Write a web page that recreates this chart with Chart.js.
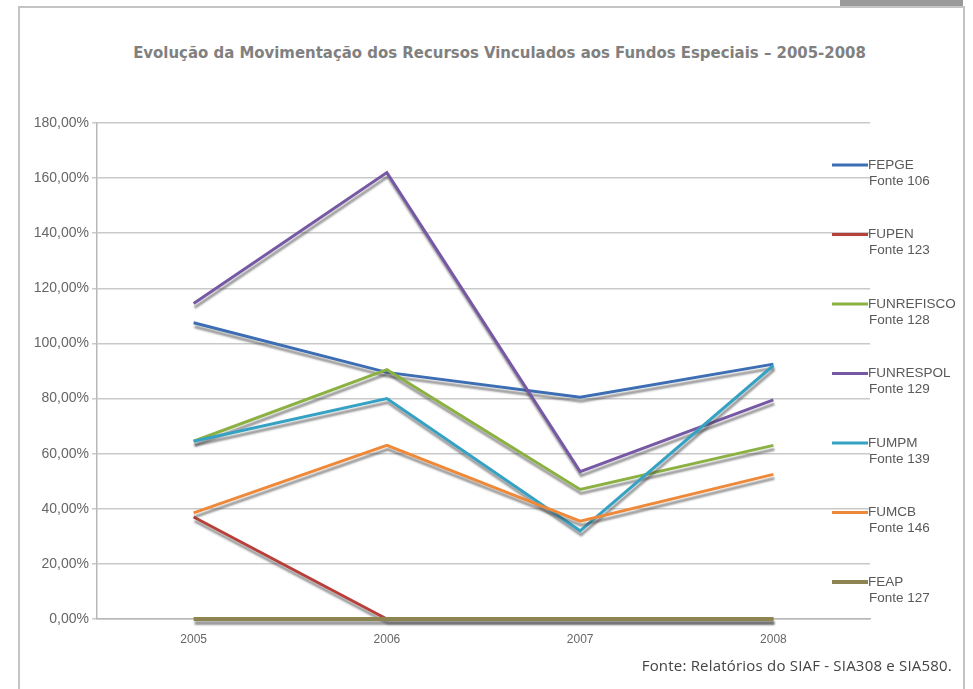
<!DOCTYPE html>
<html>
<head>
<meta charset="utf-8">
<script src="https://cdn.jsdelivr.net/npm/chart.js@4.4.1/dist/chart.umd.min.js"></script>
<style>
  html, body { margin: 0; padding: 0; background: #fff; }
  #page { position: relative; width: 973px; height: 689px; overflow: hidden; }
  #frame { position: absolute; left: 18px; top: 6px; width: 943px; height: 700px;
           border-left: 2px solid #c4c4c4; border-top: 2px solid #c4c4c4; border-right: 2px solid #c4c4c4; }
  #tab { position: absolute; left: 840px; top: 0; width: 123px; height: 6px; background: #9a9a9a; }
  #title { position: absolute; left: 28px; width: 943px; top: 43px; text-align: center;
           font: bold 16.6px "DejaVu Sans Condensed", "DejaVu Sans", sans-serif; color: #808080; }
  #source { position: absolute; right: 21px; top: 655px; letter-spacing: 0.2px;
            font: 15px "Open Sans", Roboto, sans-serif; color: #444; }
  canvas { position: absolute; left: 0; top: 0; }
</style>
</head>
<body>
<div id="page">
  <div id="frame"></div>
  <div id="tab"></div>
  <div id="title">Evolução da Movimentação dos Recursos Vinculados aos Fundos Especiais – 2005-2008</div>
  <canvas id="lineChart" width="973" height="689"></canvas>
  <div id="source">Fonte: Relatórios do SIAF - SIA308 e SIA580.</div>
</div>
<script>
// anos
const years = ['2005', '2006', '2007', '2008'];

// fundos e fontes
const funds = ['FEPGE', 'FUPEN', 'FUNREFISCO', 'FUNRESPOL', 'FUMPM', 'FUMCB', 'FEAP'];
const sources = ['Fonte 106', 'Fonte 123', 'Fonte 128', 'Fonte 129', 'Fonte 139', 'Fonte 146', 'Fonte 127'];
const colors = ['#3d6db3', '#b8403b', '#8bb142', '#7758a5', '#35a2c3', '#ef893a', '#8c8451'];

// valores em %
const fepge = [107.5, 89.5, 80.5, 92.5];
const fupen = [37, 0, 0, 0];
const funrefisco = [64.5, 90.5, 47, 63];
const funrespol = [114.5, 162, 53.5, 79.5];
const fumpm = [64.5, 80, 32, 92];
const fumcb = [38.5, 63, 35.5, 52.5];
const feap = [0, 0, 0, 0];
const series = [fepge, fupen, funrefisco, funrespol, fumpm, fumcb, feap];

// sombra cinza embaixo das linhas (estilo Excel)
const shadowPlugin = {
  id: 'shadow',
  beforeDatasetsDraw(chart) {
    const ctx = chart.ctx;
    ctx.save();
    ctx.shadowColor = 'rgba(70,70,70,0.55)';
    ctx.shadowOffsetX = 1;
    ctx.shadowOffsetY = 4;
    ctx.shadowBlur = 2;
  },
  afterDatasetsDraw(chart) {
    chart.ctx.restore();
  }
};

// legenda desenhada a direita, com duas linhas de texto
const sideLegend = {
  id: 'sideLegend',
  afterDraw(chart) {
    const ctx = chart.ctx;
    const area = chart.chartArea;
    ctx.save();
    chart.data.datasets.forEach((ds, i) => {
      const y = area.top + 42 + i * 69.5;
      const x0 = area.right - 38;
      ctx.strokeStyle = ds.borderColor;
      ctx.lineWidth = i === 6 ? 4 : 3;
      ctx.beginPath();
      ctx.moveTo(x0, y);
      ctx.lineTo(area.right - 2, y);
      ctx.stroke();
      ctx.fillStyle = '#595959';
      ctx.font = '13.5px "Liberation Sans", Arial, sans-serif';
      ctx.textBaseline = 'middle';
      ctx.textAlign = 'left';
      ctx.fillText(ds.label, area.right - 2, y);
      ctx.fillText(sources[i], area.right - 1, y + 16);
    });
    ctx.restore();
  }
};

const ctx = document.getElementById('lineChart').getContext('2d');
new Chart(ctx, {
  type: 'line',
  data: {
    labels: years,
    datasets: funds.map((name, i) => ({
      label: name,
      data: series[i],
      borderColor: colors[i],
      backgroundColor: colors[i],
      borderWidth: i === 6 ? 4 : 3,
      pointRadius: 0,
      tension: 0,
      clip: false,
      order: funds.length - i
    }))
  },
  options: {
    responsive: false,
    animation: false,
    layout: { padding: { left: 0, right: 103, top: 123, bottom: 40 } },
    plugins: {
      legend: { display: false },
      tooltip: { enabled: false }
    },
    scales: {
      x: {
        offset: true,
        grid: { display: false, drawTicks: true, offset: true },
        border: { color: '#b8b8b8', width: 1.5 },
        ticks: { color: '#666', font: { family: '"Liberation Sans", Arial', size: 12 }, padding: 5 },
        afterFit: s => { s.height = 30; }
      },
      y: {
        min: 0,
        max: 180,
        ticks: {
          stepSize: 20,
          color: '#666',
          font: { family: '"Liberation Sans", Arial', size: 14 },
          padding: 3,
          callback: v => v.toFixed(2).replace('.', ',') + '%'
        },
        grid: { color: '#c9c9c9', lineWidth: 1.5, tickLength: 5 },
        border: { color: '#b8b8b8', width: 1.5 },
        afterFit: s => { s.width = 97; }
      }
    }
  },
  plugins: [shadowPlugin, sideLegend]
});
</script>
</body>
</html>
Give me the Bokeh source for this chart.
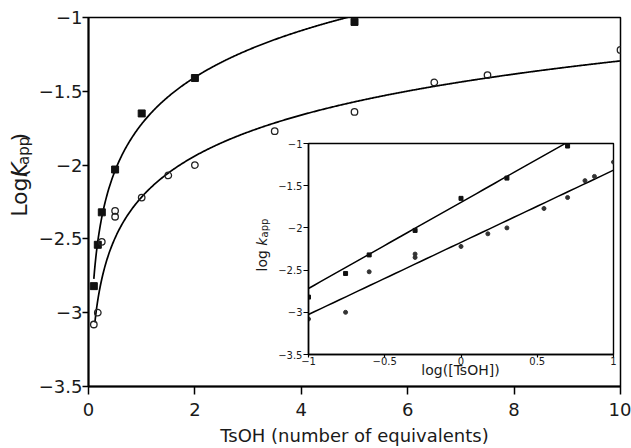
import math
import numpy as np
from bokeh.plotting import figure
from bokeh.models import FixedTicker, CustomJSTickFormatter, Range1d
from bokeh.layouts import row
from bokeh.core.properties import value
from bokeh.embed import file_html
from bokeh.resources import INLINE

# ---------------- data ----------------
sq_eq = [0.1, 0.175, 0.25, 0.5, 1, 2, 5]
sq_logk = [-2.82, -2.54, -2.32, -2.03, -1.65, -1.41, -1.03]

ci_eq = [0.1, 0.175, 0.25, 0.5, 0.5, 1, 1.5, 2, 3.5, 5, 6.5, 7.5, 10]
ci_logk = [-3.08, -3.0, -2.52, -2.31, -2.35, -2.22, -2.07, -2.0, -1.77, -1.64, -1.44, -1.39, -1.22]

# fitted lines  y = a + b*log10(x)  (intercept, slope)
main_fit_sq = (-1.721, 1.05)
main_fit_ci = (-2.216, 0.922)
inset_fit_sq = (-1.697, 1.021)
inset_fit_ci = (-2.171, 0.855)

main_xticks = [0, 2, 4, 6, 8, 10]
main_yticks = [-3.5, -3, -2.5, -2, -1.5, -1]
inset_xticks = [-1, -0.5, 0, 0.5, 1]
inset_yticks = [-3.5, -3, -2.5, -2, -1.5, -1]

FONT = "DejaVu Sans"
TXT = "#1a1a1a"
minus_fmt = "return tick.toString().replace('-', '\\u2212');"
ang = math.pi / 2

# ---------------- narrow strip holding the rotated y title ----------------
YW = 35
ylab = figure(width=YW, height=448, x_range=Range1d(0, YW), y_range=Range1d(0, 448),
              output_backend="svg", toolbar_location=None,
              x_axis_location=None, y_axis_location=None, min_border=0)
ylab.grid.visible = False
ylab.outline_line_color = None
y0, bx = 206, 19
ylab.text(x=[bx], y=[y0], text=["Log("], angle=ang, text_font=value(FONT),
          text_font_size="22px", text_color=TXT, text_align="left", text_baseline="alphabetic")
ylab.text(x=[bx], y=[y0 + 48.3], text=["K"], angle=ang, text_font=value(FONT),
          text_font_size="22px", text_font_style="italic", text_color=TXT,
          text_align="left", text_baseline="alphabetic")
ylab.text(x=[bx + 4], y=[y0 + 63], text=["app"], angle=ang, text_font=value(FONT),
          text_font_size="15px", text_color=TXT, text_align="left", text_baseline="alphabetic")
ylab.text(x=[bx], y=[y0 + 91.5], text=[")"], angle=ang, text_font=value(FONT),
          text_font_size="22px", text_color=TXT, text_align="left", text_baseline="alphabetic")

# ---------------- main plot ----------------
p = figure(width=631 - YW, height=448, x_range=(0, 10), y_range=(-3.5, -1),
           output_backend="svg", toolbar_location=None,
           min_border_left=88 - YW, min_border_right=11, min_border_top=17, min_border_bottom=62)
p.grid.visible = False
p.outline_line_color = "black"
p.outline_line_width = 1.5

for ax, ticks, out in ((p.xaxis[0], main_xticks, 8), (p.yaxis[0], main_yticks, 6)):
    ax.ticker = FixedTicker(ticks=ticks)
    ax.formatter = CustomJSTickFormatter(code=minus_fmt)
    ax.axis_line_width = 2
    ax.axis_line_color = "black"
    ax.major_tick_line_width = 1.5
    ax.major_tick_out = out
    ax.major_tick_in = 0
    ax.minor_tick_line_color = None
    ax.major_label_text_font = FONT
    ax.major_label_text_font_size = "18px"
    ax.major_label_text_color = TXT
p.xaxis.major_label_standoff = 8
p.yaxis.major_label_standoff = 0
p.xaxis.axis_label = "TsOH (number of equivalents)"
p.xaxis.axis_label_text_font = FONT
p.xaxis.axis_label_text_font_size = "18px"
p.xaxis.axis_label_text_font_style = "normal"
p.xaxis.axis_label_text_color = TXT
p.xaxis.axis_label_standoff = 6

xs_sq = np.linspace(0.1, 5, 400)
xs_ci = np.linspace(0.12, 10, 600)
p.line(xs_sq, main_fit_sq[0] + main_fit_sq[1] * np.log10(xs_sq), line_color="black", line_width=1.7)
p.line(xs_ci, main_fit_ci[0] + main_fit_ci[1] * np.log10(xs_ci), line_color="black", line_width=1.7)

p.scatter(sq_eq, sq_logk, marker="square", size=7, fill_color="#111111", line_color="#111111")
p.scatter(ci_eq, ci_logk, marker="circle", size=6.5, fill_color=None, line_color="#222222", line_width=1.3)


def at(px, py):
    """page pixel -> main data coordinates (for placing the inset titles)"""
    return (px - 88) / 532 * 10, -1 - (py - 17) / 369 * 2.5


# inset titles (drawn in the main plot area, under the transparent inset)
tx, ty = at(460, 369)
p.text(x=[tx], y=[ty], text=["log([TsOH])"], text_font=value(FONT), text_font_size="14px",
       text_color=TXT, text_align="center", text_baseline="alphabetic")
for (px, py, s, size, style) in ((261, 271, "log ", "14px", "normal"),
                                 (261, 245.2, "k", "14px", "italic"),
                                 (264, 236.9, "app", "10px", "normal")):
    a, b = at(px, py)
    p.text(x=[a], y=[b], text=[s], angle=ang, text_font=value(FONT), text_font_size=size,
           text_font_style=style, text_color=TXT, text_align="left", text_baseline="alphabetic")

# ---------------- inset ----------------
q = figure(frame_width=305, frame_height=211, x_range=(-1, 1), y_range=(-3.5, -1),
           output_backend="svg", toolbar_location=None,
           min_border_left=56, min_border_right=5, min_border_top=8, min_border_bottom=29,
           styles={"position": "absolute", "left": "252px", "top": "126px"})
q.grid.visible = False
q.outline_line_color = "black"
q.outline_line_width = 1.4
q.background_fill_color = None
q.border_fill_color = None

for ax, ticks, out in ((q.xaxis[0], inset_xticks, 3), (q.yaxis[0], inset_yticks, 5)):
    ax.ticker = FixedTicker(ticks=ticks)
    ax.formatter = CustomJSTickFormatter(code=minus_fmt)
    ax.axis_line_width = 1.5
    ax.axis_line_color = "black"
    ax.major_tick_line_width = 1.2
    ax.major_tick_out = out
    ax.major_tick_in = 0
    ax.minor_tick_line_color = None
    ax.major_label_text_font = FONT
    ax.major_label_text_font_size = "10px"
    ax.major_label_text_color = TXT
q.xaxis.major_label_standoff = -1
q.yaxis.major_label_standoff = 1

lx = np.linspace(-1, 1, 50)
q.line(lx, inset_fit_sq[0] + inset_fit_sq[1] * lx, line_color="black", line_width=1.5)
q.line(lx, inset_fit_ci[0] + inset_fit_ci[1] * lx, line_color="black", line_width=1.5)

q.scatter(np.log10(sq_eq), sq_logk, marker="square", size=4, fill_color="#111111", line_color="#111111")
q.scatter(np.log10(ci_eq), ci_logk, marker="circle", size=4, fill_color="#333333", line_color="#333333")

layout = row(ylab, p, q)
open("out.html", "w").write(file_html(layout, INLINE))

#####

» Task directions:
Without any pictures, reproduce the lines from the first one in the material through the line that has "fumpm, fumcb, feap];", exactly as they appear.

» Final result:
Write a web page that recreates this chart with Chart.js.
<!DOCTYPE html>
<html>
<head>
<meta charset="utf-8">
<script src="https://cdn.jsdelivr.net/npm/chart.js@4.4.1/dist/chart.umd.min.js"></script>
<style>
  html, body { margin: 0; padding: 0; background: #fff; }
  #page { position: relative; width: 973px; height: 689px; overflow: hidden; }
  #frame { position: absolute; left: 18px; top: 6px; width: 943px; height: 700px;
           border-left: 2px solid #c4c4c4; border-top: 2px solid #c4c4c4; border-right: 2px solid #c4c4c4; }
  #tab { position: absolute; left: 840px; top: 0; width: 123px; height: 6px; background: #9a9a9a; }
  #title { position: absolute; left: 28px; width: 943px; top: 43px; text-align: center;
           font: bold 16.6px "DejaVu Sans Condensed", "DejaVu Sans", sans-serif; color: #808080; }
  #source { position: absolute; right: 21px; top: 655px; letter-spacing: 0.2px;
            font: 15px "Open Sans", Roboto, sans-serif; color: #444; }
  canvas { position: absolute; left: 0; top: 0; }
</style>
</head>
<body>
<div id="page">
  <div id="frame"></div>
  <div id="tab"></div>
  <div id="title">Evolução da Movimentação dos Recursos Vinculados aos Fundos Especiais – 2005-2008</div>
  <canvas id="lineChart" width="973" height="689"></canvas>
  <div id="source">Fonte: Relatórios do SIAF - SIA308 e SIA580.</div>
</div>
<script>
// anos
const years = ['2005', '2006', '2007', '2008'];

// fundos e fontes
const funds = ['FEPGE', 'FUPEN', 'FUNREFISCO', 'FUNRESPOL', 'FUMPM', 'FUMCB', 'FEAP'];
const sources = ['Fonte 106', 'Fonte 123', 'Fonte 128', 'Fonte 129', 'Fonte 139', 'Fonte 146', 'Fonte 127'];
const colors = ['#3d6db3', '#b8403b', '#8bb142', '#7758a5', '#35a2c3', '#ef893a', '#8c8451'];

// valores em %
const fepge = [107.5, 89.5, 80.5, 92.5];
const fupen = [37, 0, 0, 0];
const funrefisco = [64.5, 90.5, 47, 63];
const funrespol = [114.5, 162, 53.5, 79.5];
const fumpm = [64.5, 80, 32, 92];
const fumcb = [38.5, 63, 35.5, 52.5];
const feap = [0, 0, 0, 0];
const series = [fepge, fupen, funrefisco, funrespol, fumpm, fumcb, feap];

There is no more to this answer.